Je suis un Ornithorynque. Je me souviens du 1er mai 2002. Je n’étais pas inscrit sur les listes électorales à ce moment là. Je me souviens de cette manifestation monstre à Paris. Un 1er mai contre le Front National arrivé au 2nd tour. Pas un 1er mai de lutte sociale. Je me souviens surtout d’une pancarte, qui m’a profondément marqué. Il était écrit « abstention = collaboration ». C’est ainsi. Qui ne va pas voter contre l’extrême-droite est un fasciste, un antisémite, un « collabo ». Terrible. J’ai quitté la manifestation après avoir pourri la tête de la personne portant cette pancarte, et me suis juré ce jour là de ne plus voter avec ces gens-là.
Le crachat sur les abstentionnistes (dont les motivations sont nombreuses et variées) de la part des rois politiques est d’une banalité…
La faute, ce n’est jamais eux, toujours l’électeur, le peuple débile, l’autre. Le crachat politique sur les abstentionnistes, crachat venu de « notre » camp, est une injure. Historique, politique. Notre abstention est politique. Elle ne signifie pas un désengagement politique. Au contraire. Elle est un acte politique volontaire, allié à un engagement politique. Antifasciste. Parfois payé un prix très lourd. Parfois nos échanges furent virulents, entre nous, Castors et Ornithorynques. Mais je suis conscient que les Castors nous font gagner du temps. Et j’ai le plus grand respect pour les Castors. Ils tentent de maintenir une digue contre l’accession au pouvoir par les urnes de l’extrême-droite. Le plus grand respect allié à une désillusion : ils espèrent. Ils repoussent, ils nous font gagner du temps. Mais ils n’empêchent pas les idées d’extrême-droite de se répandre. Y compris à gauche, et même dans certains pans de l’extrême-gauche. Antisémitisme, islamophobie, xénophobie, parfois des positions anti-sociales, populisme… Le curseur politique se déplace inexorablement vers la droite.

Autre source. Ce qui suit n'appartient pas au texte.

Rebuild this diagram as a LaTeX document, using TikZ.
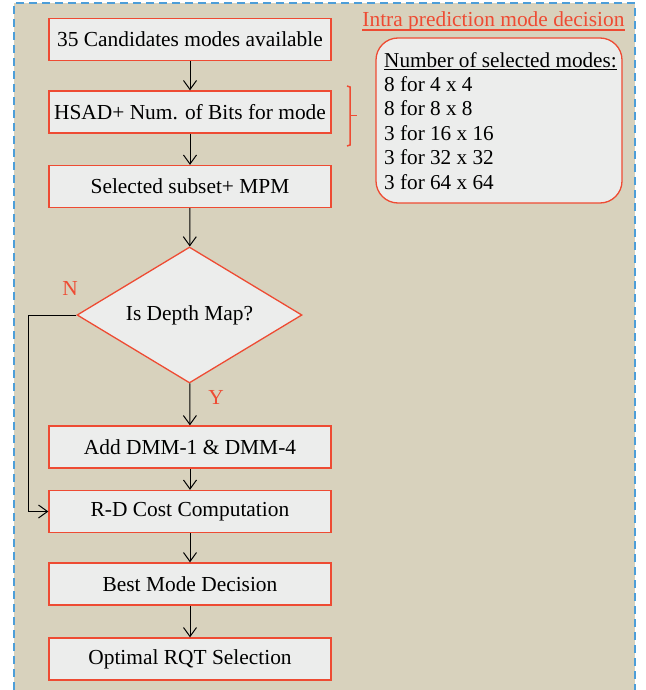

Que s’est-il passé depuis mai 2002 ? Un sursaut antiraciste ? Non. Un sursaut antifasciste ? Non. Un coup de barre progressiste ? Non.

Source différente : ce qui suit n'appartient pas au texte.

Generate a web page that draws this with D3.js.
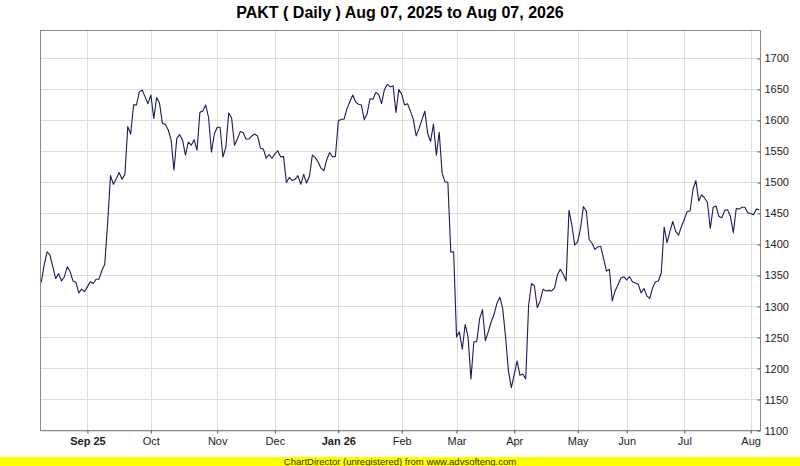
<!DOCTYPE html>
<html>
<head>
<meta charset="utf-8">
<script src="https://cdn.jsdelivr.net/npm/d3@7"></script>
<style>
    body { margin: 0; background: #ffffff; }
    text { font-family: "Liberation Sans", Arial, sans-serif; }
</style>
</head>
<body>
<div id="container"></div>
<script>
// Fechamentos diarios (250 pregoes)
var fechamentos = [
    1339,1367,1388,1383,1364,1345,1353,1341,1348,1364,
    1356,1341,1339,1322,1328,1324,1332,1340,1337,1344,
    1344,1358,1368,1434,1511,1497,1506,1516,1505,1513,
    1590,1578,1625,1625,1646,1649,1638,1627,1641,1603,
    1637,1628,1595,1594,1585,1569,1520,1571,1577,1568,
    1544,1565,
    1560,1569,1552,1613,1615,1625,1605,1549,1578,1589,
    1589,1541,1557,1612,1604,1560,1570,1582,1580,1570,
    1570,1575,1578,1575,1555,1554,1539,1545,1539,1546,
    1551,1541,1542,1500,1508,1503,1505,1511,1497,1513,
    1499,1510,1544,1540,1533,1523,1519,1537,1548,1541,
    1542,1599,1602,1602,1619,1630,1641,1630,1626,1625,
    1601,1611,1635,1634,1645,1642,1627,1650,1658,1654,
    1656,1613,1650,1642,1625,1627,1615,1602,1575,1587,
    1601,1615,1579,1566,1594,1544,1581,1515,1501,1500,
    1388,1388,1251,1259,1231,1271,1251,1183,1243,1243,
    1280,
    1295,1245,1259,1275,1287,1305,1315,1297,1251,1196,
    1169,1190,1212,1189,1191,1183,1302,1337,1333,1298,
    1309,1328,1325,1326,1325,1330,1351,1360,1352,1341,
    1455,1431,1399,1404,1426,1461,1454,1408,1402,1392,
    1396,1397,1377,1357,1360,1309,1325,1335,1346,1348,
    1343,1348,1340,1338,1336,1322,1329,1317,1313,1330,
    1340,1341,1354,1428,1403,1421,1437,1421,1415,1429,
    1441,1453,1454,1489,1503,1470,1480,1475,1468,1426,
    1460,1462,1445,1443,1455,1456,1445,1419,1458,1457,
    1460,1460,1451,1450,1448,1457,1456
];

// Rotulos do eixo x e o pregao onde cada um cai
var rotulosMes = ["Sep 25","Oct","Nov","Dec","Jan 26","Feb","Mar","Apr","May","Jun","Jul","Aug"];
var indiceMes  = [16, 38, 61, 81, 103, 125, 144, 164, 186, 203, 223, 246];
var rotulosAno = ["Sep 25","Jan 26"];

var ticksY = [1100,1150,1200,1250,1300,1350,1400,1450,1500,1550,1600,1650,1700];

var titulo = "PAKT ( Daily ) Aug 07, 2025 to Aug 07, 2026";
var rodape = "ChartDirector (unregistered) from www.advsofteng.com";

desenharGrafico();

function desenharGrafico(){
    var w = 800;
    var h = 466;
    var esq = 40.5, dir = 760.5, topo = 30.5, base = 430.5;

    var svg = d3.select("div#container")
                .append("svg")
                .attr("width", w)
                .attr("height", h)
                .style("display", "block");

    var x = d3.scaleLinear()
              .domain([0, fechamentos.length - 1])
              .range([41.3, 759.3]);
    var y = d3.scaleLinear()
              .domain([1100, 1745])
              .range([base, topo]);

    // Titulo
    svg.append("text")
        .attr("x", 400)
        .attr("y", 18)
        .attr("text-anchor", "middle")
        .style("font-size", "16px")
        .style("font-weight", "bold")
        .attr("fill", "#000")
        .text(titulo);

    // Grade
    svg.append("g")
        .selectAll("line")
        .data(ticksY)
        .enter()
        .append("line")
        .attr("x1", esq).attr("x2", dir)
        .attr("y1", function(d){ return Math.round(y(d)) + 0.5; })
        .attr("y2", function(d){ return Math.round(y(d)) + 0.5; })
        .attr("stroke", "#dddddd");

    svg.append("g")
        .selectAll("line")
        .data(indiceMes)
        .enter()
        .append("line")
        .attr("x1", function(d){ return Math.round(x(d)) + 0.5; })
        .attr("x2", function(d){ return Math.round(x(d)) + 0.5; })
        .attr("y1", topo).attr("y2", base)
        .attr("stroke", "#dddddd");

    // Linha de preco
    var linha = d3.line()
                  .x(function(d, i){ return x(i); })
                  .y(function(d){ return y(d); });

    svg.append("path")
        .datum(fechamentos)
        .attr("d", linha)
        .attr("fill", "none")
        .attr("stroke", "#1a1a5c")
        .attr("stroke-width", 1.1)
        .attr("stroke-linejoin", "round");

    // Moldura
    svg.append("rect")
        .attr("x", esq).attr("y", topo)
        .attr("width", dir - esq).attr("height", base - topo)
        .attr("fill", "none")
        .attr("stroke", "#888888");

    // Eixo y a direita
    var eixoY = d3.axisRight(y)
                  .tickValues(ticksY)
                  .tickSize(-3)
                  .tickPadding(7)
                  .tickFormat(d3.format("d"));

    var gy = svg.append("g")
        .attr("transform", "translate(" + dir + ",0)")
        .call(eixoY);
    gy.select(".domain").remove();
    gy.selectAll(".tick line").attr("stroke", "#555");
    gy.selectAll(".tick text")
        .style("font-size", "11px")
        .attr("fill", "#222")
        .attr("x", 4);

    // Eixo x
    var eixoX = d3.axisBottom(x)
                  .tickValues(indiceMes)
                  .tickSize(3)
                  .tickPadding(4)
                  .tickFormat(function(d, i){ return rotulosMes[i]; });

    var gx = svg.append("g")
        .attr("transform", "translate(0," + base + ")")
        .call(eixoX);
    gx.select(".domain").remove();
    gx.selectAll(".tick line").attr("stroke", "#555");
    gx.selectAll(".tick text")
        .style("font-size", "11px")
        .attr("fill", "#222")
        .style("font-weight", function(d, i){
            return rotulosAno.indexOf(rotulosMes[i]) >= 0 ? "bold" : "normal";
        });

    // Rodape amarelo
    svg.append("rect")
        .attr("x", 0).attr("y", 457)
        .attr("width", w).attr("height", 9)
        .attr("fill", "#ffff00");

    svg.append("text")
        .attr("x", 400)
        .attr("y", 465)
        .attr("text-anchor", "middle")
        .style("font-size", "9.5px")
        .attr("fill", "#333300")
        .text(rodape);
}
</script>
</body>
</html>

Grâce aux Castors nous avons gagné du temps. Pour que le Président de la République réhabilite politiquement la pensée de Charles Maurras, idéologue du Nationalisme Intégral et de l’antisémitisme politique. Adapter la mode, une islamophobie d’État. Une lutte contre le « séparatisme », logorrhée issue toute droite du maurrassisme. Les ennemis de la République, ce ne sont plus les fascistes ni les royalistes de l’Action Française (dont le ministre de l’intérieur fut un très proche et dont les « opinions » anti-républicaines et xénophobes sont assumées contre les rayons « communautaires » ), mais les Métèques (l’un des Quatre États Confédérés honnis par Maurras). Les Métèques , les musulmans devant prêter allégeance à la France, les Noirs colonisés et esclavagisés devant remercier pour l’abolition de l’Esclavage et admirer tous les bienfaits que leur ont apportés l’Histoire. Tous ceux qui mettent en danger la France Éternelle, provoquant « l’insécurité culturelle ». Une Anti-France remise au goût du jour. La reprise de toute la rhétorique de l’extrême-droite, couverte des Vertus de la République. Celle de Ferry, raciste et colonialiste, du grand homme d’État antisémite, négrophobe et esclavagiste Colbert, de la « Divine Surprise » de Maurras, du Sauveur collaborationniste antisémite Pétain. Ce roman national de la grandeur de la France, faisant taire par la force de la loi et de la répression les États Confédérés qui réclament Justice.
L’extrême-droite est déjà là. Aseptisée politiquement sous les Ors de la République. Pour l’instant. L’heure n’est plus aux Castors ou aux Ornithorynques.